### WHAT THIS TASK INVOLVES
Emit a verbatim copy of the lines below from the line with "Rebuild this chart" through the line with "sans-serif', size: 11", excluding pictures and everything outside that range.
=-=-=
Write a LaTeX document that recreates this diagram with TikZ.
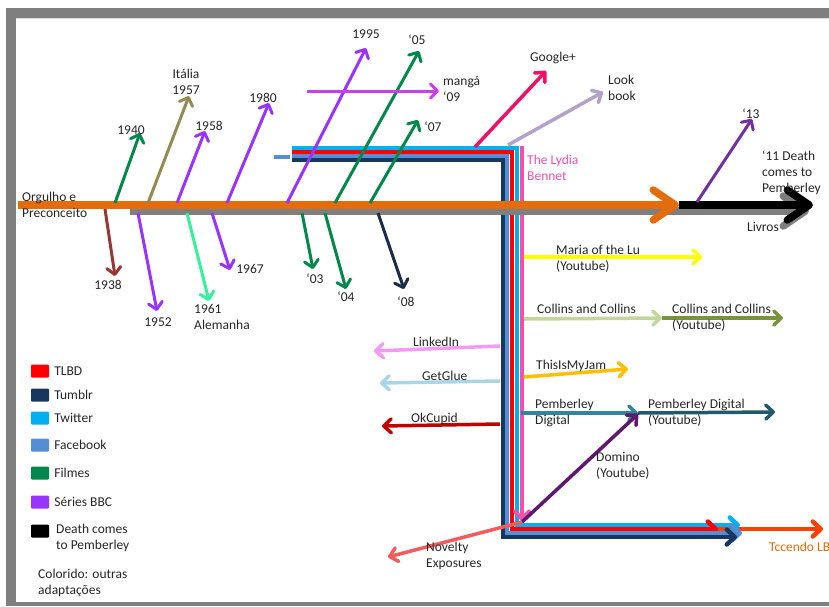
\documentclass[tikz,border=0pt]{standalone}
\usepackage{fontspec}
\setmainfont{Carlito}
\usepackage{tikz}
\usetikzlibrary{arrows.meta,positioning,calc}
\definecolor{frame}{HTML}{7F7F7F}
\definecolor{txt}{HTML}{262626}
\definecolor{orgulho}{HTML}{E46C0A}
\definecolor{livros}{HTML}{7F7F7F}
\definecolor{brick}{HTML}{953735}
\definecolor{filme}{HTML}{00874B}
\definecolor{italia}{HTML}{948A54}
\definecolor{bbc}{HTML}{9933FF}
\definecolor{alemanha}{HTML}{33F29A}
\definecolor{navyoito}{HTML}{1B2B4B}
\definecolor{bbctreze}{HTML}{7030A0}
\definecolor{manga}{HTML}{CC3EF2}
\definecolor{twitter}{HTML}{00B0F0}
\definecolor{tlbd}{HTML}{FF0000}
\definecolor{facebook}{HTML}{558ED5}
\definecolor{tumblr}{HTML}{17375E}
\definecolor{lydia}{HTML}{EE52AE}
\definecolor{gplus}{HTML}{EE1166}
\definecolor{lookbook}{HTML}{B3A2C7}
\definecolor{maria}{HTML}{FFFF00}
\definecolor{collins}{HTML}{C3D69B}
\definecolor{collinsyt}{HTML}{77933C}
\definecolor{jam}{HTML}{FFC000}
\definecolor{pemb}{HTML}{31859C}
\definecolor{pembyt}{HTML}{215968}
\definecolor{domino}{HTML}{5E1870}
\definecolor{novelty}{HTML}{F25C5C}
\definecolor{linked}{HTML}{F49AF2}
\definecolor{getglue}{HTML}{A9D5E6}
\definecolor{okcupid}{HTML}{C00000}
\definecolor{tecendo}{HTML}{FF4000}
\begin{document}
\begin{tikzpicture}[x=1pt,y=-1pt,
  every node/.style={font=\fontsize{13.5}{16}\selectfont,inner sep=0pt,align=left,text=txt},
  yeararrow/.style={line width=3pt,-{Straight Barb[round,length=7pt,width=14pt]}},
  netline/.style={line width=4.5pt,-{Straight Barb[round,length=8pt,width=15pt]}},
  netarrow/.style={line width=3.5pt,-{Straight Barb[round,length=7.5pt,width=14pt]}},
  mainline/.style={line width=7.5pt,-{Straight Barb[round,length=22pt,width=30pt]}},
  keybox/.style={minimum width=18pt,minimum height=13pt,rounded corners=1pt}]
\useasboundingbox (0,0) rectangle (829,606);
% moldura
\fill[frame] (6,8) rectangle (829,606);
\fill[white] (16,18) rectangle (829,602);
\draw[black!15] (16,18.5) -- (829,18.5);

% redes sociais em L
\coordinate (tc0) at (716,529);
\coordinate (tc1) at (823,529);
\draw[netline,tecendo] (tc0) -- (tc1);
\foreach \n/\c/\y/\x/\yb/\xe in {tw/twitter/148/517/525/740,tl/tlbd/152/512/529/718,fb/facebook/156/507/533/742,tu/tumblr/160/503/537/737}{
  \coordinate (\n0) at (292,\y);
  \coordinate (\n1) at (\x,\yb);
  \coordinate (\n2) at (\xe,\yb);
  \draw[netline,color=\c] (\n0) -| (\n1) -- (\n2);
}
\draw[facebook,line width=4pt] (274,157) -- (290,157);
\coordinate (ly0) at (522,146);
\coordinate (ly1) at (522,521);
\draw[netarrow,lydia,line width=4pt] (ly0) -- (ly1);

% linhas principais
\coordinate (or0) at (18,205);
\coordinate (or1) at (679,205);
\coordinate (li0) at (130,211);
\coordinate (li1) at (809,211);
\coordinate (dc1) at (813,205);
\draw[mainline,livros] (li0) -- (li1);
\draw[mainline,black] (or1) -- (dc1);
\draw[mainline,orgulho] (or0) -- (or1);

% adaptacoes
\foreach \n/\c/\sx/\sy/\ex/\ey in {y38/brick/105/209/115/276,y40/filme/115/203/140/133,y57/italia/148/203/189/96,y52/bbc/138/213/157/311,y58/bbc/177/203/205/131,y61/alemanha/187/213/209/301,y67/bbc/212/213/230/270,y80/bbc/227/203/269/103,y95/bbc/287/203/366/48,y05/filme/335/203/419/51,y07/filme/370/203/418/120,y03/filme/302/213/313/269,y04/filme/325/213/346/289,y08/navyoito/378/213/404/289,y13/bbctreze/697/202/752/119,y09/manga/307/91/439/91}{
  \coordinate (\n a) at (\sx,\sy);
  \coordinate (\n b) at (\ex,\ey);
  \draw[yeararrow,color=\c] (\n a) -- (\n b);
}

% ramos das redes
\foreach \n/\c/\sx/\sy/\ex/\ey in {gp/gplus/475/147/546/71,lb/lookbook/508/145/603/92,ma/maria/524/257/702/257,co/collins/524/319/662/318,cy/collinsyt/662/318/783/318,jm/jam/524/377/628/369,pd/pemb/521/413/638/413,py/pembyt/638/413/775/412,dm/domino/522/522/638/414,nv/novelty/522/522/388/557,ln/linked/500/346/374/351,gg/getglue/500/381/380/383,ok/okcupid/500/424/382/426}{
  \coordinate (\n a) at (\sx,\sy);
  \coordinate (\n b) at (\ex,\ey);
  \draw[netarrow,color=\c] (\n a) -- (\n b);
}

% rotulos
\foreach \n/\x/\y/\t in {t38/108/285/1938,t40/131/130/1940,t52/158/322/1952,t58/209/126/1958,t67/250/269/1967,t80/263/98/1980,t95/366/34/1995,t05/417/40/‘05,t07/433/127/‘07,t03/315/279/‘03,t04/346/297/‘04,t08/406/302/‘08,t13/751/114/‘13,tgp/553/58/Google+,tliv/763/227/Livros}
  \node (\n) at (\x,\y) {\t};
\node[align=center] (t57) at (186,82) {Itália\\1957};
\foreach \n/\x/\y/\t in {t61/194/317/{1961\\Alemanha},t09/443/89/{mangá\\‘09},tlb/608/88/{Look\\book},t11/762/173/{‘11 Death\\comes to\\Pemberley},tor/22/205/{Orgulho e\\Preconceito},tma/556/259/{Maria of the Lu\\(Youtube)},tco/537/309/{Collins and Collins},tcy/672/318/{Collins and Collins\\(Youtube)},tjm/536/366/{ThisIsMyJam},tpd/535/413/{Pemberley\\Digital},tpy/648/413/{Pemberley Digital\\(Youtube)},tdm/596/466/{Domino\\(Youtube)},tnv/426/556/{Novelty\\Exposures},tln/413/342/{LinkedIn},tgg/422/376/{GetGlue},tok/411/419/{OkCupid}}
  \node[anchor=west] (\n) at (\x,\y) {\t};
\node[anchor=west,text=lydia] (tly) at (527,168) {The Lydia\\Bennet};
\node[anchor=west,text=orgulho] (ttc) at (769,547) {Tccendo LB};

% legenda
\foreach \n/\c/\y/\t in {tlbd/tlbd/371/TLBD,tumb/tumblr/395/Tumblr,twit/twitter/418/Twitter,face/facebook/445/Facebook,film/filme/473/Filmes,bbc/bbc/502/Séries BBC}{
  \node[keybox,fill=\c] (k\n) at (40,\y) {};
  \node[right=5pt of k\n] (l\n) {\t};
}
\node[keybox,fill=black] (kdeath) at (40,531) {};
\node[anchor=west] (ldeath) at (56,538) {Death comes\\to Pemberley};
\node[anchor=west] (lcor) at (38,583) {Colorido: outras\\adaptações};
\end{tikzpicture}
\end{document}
=-=-=
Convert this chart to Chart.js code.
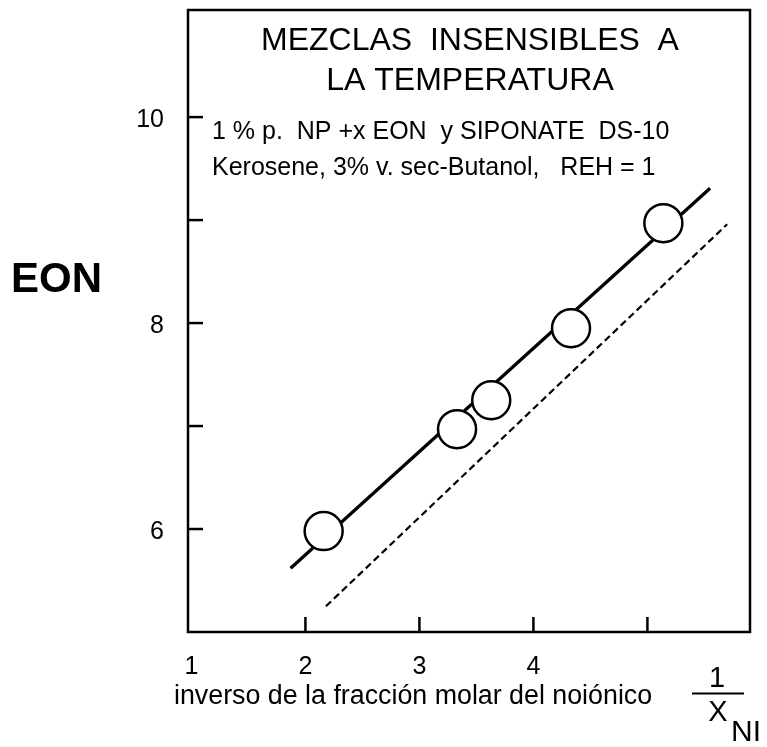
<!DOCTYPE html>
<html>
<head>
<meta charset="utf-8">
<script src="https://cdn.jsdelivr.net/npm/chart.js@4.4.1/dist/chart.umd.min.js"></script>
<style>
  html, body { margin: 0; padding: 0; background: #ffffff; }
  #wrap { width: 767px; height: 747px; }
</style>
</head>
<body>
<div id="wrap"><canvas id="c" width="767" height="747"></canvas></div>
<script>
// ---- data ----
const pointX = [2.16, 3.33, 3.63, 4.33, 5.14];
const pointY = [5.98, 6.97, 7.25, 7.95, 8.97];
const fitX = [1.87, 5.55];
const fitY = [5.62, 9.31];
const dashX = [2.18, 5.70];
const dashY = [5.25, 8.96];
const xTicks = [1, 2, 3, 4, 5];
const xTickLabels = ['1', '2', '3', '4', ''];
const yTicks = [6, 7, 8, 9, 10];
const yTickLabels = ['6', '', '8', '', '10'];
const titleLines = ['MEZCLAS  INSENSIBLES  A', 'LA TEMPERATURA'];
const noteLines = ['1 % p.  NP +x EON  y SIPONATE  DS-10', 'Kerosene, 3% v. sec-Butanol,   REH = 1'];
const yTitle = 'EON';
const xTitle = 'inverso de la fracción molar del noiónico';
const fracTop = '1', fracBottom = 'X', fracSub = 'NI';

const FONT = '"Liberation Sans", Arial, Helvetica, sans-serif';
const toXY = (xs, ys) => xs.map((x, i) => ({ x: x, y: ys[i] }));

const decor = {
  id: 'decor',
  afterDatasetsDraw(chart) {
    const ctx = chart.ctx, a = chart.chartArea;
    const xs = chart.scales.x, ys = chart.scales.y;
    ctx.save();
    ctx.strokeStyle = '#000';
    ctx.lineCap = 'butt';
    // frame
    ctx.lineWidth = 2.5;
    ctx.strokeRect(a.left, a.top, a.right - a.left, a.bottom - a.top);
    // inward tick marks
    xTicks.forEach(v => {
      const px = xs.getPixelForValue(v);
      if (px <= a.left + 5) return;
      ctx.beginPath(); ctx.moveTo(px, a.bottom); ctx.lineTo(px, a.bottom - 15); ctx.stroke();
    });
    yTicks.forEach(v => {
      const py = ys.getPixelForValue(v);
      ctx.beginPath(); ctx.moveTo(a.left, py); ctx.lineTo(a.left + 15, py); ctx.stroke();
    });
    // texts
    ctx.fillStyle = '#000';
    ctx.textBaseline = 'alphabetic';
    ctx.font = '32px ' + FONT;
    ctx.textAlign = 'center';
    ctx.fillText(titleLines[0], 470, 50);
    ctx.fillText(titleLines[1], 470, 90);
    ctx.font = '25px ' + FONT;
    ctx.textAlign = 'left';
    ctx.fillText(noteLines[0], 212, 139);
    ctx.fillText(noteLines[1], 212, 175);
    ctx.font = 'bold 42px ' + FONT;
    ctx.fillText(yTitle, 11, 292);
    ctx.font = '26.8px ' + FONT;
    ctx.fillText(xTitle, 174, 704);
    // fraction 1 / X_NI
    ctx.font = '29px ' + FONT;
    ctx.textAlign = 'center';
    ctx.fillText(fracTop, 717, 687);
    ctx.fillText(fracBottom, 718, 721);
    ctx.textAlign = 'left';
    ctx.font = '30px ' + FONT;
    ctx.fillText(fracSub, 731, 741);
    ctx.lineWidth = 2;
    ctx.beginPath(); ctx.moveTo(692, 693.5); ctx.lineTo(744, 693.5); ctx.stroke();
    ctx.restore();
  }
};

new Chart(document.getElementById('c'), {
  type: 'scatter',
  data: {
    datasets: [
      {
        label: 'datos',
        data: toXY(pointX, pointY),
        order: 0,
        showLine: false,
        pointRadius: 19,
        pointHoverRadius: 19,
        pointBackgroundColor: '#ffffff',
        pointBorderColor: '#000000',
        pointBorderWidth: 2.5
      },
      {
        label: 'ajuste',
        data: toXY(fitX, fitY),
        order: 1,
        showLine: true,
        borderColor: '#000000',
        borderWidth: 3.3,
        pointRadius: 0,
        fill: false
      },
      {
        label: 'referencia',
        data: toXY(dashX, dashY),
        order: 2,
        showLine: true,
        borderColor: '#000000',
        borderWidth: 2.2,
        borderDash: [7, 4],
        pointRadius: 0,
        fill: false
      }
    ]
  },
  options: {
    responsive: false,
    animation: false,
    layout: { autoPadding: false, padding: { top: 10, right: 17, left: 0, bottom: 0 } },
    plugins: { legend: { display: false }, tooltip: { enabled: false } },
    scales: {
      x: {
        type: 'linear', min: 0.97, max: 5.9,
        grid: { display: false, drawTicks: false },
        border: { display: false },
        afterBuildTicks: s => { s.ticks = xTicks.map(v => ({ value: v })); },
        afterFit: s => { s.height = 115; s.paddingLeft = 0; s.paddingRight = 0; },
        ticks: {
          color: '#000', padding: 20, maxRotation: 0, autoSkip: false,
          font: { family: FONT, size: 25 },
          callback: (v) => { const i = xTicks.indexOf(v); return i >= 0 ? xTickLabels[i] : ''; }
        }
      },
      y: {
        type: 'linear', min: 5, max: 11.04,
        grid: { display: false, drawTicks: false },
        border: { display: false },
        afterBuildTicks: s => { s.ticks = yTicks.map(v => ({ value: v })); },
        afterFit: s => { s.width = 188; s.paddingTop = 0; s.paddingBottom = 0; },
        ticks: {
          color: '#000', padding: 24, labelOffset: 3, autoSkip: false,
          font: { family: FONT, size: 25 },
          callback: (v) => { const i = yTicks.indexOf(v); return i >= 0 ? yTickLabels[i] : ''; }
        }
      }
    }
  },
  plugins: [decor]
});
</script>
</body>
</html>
=-=-=
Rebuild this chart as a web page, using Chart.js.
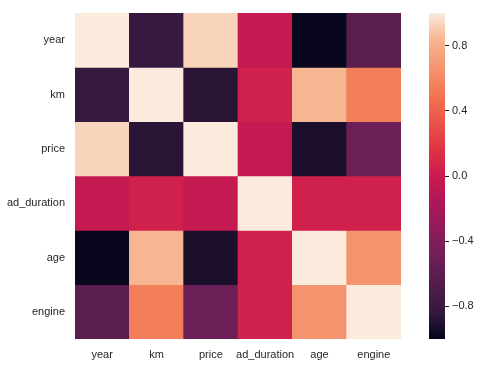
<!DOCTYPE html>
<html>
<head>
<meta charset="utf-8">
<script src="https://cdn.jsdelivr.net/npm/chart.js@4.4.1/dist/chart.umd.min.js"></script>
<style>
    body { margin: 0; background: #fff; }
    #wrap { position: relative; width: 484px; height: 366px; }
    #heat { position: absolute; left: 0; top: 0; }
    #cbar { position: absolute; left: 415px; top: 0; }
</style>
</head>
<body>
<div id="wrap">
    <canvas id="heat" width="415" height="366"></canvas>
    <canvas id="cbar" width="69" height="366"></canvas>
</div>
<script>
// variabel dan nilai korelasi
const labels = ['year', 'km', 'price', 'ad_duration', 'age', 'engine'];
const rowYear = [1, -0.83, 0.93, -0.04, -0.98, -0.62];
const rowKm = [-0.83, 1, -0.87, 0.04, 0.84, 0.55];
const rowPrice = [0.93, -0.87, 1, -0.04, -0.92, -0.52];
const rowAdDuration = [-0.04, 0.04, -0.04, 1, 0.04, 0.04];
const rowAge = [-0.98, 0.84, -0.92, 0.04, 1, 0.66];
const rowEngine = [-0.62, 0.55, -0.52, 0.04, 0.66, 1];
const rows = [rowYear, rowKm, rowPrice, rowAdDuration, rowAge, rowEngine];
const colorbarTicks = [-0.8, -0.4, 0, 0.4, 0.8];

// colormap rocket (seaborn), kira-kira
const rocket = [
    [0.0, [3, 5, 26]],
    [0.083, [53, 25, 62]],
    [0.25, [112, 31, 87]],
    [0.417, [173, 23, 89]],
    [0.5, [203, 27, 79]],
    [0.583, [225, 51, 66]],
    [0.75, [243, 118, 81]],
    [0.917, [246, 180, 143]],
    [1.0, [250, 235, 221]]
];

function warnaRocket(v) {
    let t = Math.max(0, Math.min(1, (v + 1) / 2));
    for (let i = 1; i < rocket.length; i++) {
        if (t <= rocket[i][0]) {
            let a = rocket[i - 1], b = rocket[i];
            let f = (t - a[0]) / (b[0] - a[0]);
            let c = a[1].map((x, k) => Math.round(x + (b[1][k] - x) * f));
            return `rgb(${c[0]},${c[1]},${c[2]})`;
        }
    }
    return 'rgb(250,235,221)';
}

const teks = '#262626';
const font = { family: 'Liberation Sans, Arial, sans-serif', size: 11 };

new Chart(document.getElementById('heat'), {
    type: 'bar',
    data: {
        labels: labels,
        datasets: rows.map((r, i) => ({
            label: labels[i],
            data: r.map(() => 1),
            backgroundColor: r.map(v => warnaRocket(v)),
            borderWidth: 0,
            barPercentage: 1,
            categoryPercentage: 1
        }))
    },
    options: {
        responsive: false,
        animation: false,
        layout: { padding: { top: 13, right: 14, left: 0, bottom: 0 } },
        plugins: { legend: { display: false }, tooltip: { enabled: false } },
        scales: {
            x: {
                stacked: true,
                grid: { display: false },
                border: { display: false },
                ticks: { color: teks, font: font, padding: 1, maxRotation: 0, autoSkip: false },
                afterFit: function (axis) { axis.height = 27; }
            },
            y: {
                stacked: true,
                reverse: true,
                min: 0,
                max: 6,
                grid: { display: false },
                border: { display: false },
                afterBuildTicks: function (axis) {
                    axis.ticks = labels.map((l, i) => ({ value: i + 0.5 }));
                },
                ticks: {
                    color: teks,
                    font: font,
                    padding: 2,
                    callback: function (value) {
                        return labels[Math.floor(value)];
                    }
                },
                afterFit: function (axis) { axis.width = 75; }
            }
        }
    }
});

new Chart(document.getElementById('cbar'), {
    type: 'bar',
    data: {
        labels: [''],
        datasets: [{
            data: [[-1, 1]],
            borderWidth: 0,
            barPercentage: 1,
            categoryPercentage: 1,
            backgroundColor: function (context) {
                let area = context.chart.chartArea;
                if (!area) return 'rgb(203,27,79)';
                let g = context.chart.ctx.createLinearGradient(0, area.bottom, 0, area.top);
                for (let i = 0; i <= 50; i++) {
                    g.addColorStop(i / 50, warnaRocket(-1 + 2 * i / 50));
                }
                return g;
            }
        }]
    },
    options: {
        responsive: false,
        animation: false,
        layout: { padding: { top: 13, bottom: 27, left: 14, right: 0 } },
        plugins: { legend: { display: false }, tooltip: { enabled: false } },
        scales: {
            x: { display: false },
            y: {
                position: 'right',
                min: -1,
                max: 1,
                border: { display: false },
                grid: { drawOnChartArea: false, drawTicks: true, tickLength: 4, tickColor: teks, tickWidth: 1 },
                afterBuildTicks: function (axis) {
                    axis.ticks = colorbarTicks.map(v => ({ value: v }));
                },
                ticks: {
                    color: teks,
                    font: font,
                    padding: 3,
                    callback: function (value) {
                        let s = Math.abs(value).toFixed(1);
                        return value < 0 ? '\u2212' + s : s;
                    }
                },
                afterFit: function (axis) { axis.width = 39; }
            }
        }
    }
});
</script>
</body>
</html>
=-=-=
### EXERCISE ANSWER
Rebuild this chart as a web page, using Chart.js.
<!DOCTYPE html>
<html>
<head>
<meta charset="utf-8">
<script src="https://cdn.jsdelivr.net/npm/chart.js@4.4.1/dist/chart.umd.min.js"></script>
<style>
    body { margin: 0; background: #fff; }
    #wrap { position: relative; width: 484px; height: 366px; }
    #heat { position: absolute; left: 0; top: 0; }
    #cbar { position: absolute; left: 415px; top: 0; }
</style>
</head>
<body>
<div id="wrap">
    <canvas id="heat" width="415" height="366"></canvas>
    <canvas id="cbar" width="69" height="366"></canvas>
</div>
<script>
// variabel dan nilai korelasi
const labels = ['year', 'km', 'price', 'ad_duration', 'age', 'engine'];
const rowYear = [1, -0.83, 0.93, -0.04, -0.98, -0.62];
const rowKm = [-0.83, 1, -0.87, 0.04, 0.84, 0.55];
const rowPrice = [0.93, -0.87, 1, -0.04, -0.92, -0.52];
const rowAdDuration = [-0.04, 0.04, -0.04, 1, 0.04, 0.04];
const rowAge = [-0.98, 0.84, -0.92, 0.04, 1, 0.66];
const rowEngine = [-0.62, 0.55, -0.52, 0.04, 0.66, 1];
const rows = [rowYear, rowKm, rowPrice, rowAdDuration, rowAge, rowEngine];
const colorbarTicks = [-0.8, -0.4, 0, 0.4, 0.8];

// colormap rocket (seaborn), kira-kira
const rocket = [
    [0.0, [3, 5, 26]],
    [0.083, [53, 25, 62]],
    [0.25, [112, 31, 87]],
    [0.417, [173, 23, 89]],
    [0.5, [203, 27, 79]],
    [0.583, [225, 51, 66]],
    [0.75, [243, 118, 81]],
    [0.917, [246, 180, 143]],
    [1.0, [250, 235, 221]]
];

function warnaRocket(v) {
    let t = Math.max(0, Math.min(1, (v + 1) / 2));
    for (let i = 1; i < rocket.length; i++) {
        if (t <= rocket[i][0]) {
            let a = rocket[i - 1], b = rocket[i];
            let f = (t - a[0]) / (b[0] - a[0]);
            let c = a[1].map((x, k) => Math.round(x + (b[1][k] - x) * f));
            return `rgb(${c[0]},${c[1]},${c[2]})`;
        }
    }
    return 'rgb(250,235,221)';
}

const teks = '#262626';
const font = { family: 'Liberation Sans, Arial, sans-serif', size: 11 };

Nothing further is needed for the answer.